Prompt = Copy out the data below as written; omit any images.

Source material =
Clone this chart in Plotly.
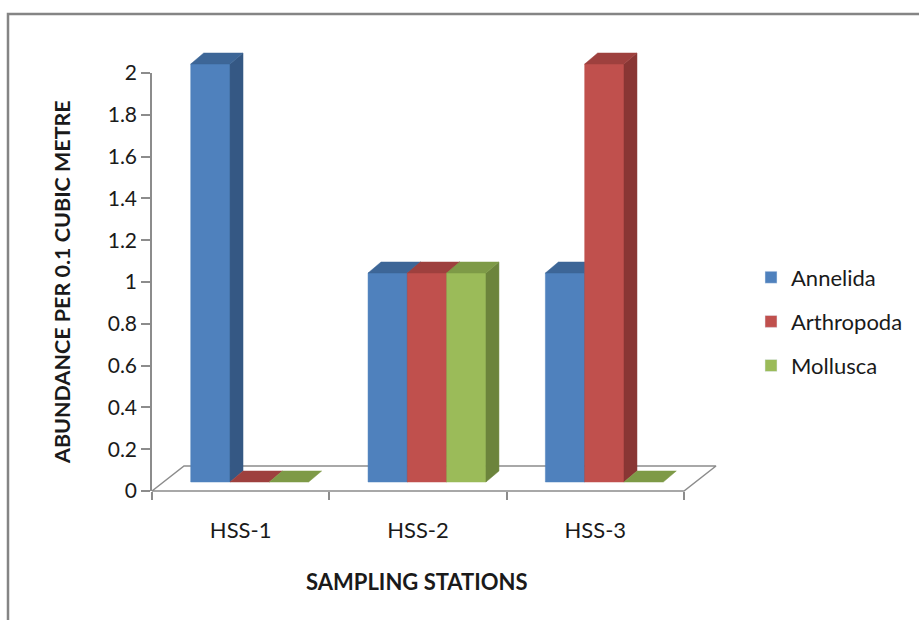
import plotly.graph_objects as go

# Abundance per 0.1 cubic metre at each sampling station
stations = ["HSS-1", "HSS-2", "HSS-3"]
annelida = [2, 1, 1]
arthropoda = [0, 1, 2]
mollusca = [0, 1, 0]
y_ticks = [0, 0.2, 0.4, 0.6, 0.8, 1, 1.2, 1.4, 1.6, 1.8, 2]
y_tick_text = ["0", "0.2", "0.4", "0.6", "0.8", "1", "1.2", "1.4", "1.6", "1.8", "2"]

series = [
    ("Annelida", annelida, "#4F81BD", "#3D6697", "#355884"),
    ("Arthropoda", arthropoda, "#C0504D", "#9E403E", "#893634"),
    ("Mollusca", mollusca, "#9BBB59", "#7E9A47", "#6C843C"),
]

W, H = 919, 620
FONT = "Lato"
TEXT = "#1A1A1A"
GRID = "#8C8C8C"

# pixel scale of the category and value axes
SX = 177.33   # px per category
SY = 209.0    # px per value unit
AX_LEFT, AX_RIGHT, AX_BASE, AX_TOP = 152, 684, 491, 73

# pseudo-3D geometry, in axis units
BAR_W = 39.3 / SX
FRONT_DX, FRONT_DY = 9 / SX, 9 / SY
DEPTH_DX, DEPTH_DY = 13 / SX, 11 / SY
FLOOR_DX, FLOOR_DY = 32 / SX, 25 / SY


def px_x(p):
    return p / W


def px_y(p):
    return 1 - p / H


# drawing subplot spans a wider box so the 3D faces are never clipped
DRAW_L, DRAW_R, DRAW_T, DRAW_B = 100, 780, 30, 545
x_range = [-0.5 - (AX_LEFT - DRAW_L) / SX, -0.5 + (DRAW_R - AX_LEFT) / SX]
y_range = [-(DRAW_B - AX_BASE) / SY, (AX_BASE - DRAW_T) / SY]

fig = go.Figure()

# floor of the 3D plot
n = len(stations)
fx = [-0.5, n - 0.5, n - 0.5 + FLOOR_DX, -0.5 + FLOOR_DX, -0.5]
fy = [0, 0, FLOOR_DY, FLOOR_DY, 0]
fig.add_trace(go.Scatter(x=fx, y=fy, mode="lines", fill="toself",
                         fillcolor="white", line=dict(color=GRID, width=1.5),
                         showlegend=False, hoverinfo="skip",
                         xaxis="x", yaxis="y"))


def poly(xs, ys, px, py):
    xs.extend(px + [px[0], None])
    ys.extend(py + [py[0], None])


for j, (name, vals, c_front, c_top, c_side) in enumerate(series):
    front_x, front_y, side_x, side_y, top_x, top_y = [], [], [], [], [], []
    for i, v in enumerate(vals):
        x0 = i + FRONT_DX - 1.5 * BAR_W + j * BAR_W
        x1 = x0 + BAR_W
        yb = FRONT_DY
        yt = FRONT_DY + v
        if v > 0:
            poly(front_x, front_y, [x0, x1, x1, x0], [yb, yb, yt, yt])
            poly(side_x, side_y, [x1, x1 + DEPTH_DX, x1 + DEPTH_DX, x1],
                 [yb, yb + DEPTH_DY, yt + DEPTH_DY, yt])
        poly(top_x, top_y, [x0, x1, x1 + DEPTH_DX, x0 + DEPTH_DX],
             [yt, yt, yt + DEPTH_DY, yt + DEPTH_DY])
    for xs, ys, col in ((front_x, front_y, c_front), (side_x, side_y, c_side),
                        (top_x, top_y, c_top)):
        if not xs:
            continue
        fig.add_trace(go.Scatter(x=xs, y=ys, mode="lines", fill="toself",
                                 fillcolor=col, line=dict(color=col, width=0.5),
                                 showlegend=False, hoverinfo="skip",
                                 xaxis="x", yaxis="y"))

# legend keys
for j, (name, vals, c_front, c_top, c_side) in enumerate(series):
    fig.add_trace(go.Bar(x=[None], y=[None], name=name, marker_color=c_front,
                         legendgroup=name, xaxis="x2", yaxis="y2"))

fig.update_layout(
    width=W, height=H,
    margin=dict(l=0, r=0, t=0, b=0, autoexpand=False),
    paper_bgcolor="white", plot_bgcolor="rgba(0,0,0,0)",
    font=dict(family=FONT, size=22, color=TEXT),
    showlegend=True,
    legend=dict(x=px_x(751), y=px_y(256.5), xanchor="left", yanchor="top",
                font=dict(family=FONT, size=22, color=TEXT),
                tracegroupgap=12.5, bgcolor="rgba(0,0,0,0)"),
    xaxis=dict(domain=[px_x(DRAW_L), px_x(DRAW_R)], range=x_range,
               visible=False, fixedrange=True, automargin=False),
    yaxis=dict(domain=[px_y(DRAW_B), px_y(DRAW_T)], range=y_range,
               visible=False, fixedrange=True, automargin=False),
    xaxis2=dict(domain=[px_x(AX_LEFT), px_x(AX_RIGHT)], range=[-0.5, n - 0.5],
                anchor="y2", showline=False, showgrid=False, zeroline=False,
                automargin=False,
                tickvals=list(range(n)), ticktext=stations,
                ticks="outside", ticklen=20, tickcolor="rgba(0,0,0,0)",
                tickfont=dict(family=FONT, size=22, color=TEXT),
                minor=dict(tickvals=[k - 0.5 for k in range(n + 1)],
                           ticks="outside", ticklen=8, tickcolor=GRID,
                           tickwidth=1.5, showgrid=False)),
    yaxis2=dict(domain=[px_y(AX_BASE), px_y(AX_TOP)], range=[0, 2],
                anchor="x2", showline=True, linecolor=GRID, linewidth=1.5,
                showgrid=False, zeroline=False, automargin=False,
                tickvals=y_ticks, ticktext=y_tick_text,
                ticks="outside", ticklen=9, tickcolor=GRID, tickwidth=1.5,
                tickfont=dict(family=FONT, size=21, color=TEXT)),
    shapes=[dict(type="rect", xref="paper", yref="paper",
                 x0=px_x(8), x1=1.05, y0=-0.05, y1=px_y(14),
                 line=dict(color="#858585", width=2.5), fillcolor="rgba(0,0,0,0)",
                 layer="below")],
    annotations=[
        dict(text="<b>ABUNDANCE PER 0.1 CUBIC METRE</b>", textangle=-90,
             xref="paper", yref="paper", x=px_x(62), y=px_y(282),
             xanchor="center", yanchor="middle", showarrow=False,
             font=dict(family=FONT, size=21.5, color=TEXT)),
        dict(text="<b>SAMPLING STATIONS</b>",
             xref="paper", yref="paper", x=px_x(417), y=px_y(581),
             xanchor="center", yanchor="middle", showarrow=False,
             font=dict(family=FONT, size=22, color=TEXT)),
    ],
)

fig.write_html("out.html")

Answer to this problem =
Clone this chart in Plotly.
import plotly.graph_objects as go

# Abundance per 0.1 cubic metre at each sampling station
stations = ["HSS-1", "HSS-2", "HSS-3"]
annelida = [2, 1, 1]
arthropoda = [0, 1, 2]
mollusca = [0, 1, 0]
y_ticks = [0, 0.2, 0.4, 0.6, 0.8, 1, 1.2, 1.4, 1.6, 1.8, 2]
y_tick_text = ["0", "0.2", "0.4", "0.6", "0.8", "1", "1.2", "1.4", "1.6", "1.8", "2"]

series = [
    ("Annelida", annelida, "#4F81BD", "#3D6697", "#355884"),
    ("Arthropoda", arthropoda, "#C0504D", "#9E403E", "#893634"),
    ("Mollusca", mollusca, "#9BBB59", "#7E9A47", "#6C843C"),
]

W, H = 919, 620
FONT = "Lato"
TEXT = "#1A1A1A"
GRID = "#8C8C8C"

# pixel scale of the category and value axes
SX = 177.33   # px per category
SY = 209.0    # px per value unit
AX_LEFT, AX_RIGHT, AX_BASE, AX_TOP = 152, 684, 491, 73

# pseudo-3D geometry, in axis units
BAR_W = 39.3 / SX
FRONT_DX, FRONT_DY = 9 / SX, 9 / SY
DEPTH_DX, DEPTH_DY = 13 / SX, 11 / SY
FLOOR_DX, FLOOR_DY = 32 / SX, 25 / SY


def px_x(p):
    return p / W


def px_y(p):
    return 1 - p / H


# drawing subplot spans a wider box so the 3D faces are never clipped
DRAW_L, DRAW_R, DRAW_T, DRAW_B = 100, 780, 30, 545
x_range = [-0.5 - (AX_LEFT - DRAW_L) / SX, -0.5 + (DRAW_R - AX_LEFT) / SX]
y_range = [-(DRAW_B - AX_BASE) / SY, (AX_BASE - DRAW_T) / SY]

fig = go.Figure()

# floor of the 3D plot
n = len(stations)
fx = [-0.5, n - 0.5, n - 0.5 + FLOOR_DX, -0.5 + FLOOR_DX, -0.5]
fy = [0, 0, FLOOR_DY, FLOOR_DY, 0]
fig.add_trace(go.Scatter(x=fx, y=fy, mode="lines", fill="toself",
                         fillcolor="white", line=dict(color=GRID, width=1.5),
                         showlegend=False, hoverinfo="skip",
                         xaxis="x", yaxis="y"))


def poly(xs, ys, px, py):
    xs.extend(px + [px[0], None])
    ys.extend(py + [py[0], None])


for j, (name, vals, c_front, c_top, c_side) in enumerate(series):
    front_x, front_y, side_x, side_y, top_x, top_y = [], [], [], [], [], []
    for i, v in enumerate(vals):
        x0 = i + FRONT_DX - 1.5 * BAR_W + j * BAR_W
        x1 = x0 + BAR_W
        yb = FRONT_DY
        yt = FRONT_DY + v
        if v > 0:
            poly(front_x, front_y, [x0, x1, x1, x0], [yb, yb, yt, yt])
            poly(side_x, side_y, [x1, x1 + DEPTH_DX, x1 + DEPTH_DX, x1],
                 [yb, yb + DEPTH_DY, yt + DEPTH_DY, yt])
        poly(top_x, top_y, [x0, x1, x1 + DEPTH_DX, x0 + DEPTH_DX],
             [yt, yt, yt + DEPTH_DY, yt + DEPTH_DY])
    for xs, ys, col in ((front_x, front_y, c_front), (side_x, side_y, c_side),
                        (top_x, top_y, c_top)):
        if not xs:
            continue
        fig.add_trace(go.Scatter(x=xs, y=ys, mode="lines", fill="toself",
                                 fillcolor=col, line=dict(color=col, width=0.5),
                                 showlegend=False, hoverinfo="skip",
                                 xaxis="x", yaxis="y"))

# legend keys
for j, (name, vals, c_front, c_top, c_side) in enumerate(series):
    fig.add_trace(go.Bar(x=[None], y=[None], name=name, marker_color=c_front,
                         legendgroup=name, xaxis="x2", yaxis="y2"))

fig.update_layout(
    width=W, height=H,
    margin=dict(l=0, r=0, t=0, b=0, autoexpand=False),
    paper_bgcolor="white", plot_bgcolor="rgba(0,0,0,0)",
    font=dict(family=FONT, size=22, color=TEXT),
    showlegend=True,
    legend=dict(x=px_x(751), y=px_y(256.5), xanchor="left", yanchor="top",
                font=dict(family=FONT, size=22, color=TEXT),
                tracegroupgap=12.5, bgcolor="rgba(0,0,0,0)"),
    xaxis=dict(domain=[px_x(DRAW_L), px_x(DRAW_R)], range=x_range,
               visible=False, fixedrange=True, automargin=False),
    yaxis=dict(domain=[px_y(DRAW_B), px_y(DRAW_T)], range=y_range,
               visible=False, fixedrange=True, automargin=False),
    xaxis2=dict(domain=[px_x(AX_LEFT), px_x(AX_RIGHT)], range=[-0.5, n - 0.5],
                anchor="y2", showline=False, showgrid=False, zeroline=False,
                automargin=False,
                tickvals=list(range(n)), ticktext=stations,
                ticks="outside", ticklen=20, tickcolor="rgba(0,0,0,0)",
                tickfont=dict(family=FONT, size=22, color=TEXT),
                minor=dict(tickvals=[k - 0.5 for k in range(n + 1)],
                           ticks="outside", ticklen=8, tickcolor=GRID,
                           tickwidth=1.5, showgrid=False)),
    yaxis2=dict(domain=[px_y(AX_BASE), px_y(AX_TOP)], range=[0, 2],
                anchor="x2", showline=True, linecolor=GRID, linewidth=1.5,
                showgrid=False, zeroline=False, automargin=False,
                tickvals=y_ticks, ticktext=y_tick_text,
                ticks="outside", ticklen=9, tickcolor=GRID, tickwidth=1.5,
                tickfont=dict(family=FONT, size=21, color=TEXT)),
    shapes=[dict(type="rect", xref="paper", yref="paper",
                 x0=px_x(8), x1=1.05, y0=-0.05, y1=px_y(14),
                 line=dict(color="#858585", width=2.5), fillcolor="rgba(0,0,0,0)",
                 layer="below")],
    annotations=[
        dict(text="<b>ABUNDANCE PER 0.1 CUBIC METRE</b>", textangle=-90,
             xref="paper", yref="paper", x=px_x(62), y=px_y(282),
             xanchor="center", yanchor="middle", showarrow=False,
             font=dict(family=FONT, size=21.5, color=TEXT)),
        dict(text="<b>SAMPLING STATIONS</b>",
             xref="paper", yref="paper", x=px_x(417), y=px_y(581),
             xanchor="center", yanchor="middle", showarrow=False,
             font=dict(family=FONT, size=22, color=TEXT)),
    ],
)

fig.write_html("out.html")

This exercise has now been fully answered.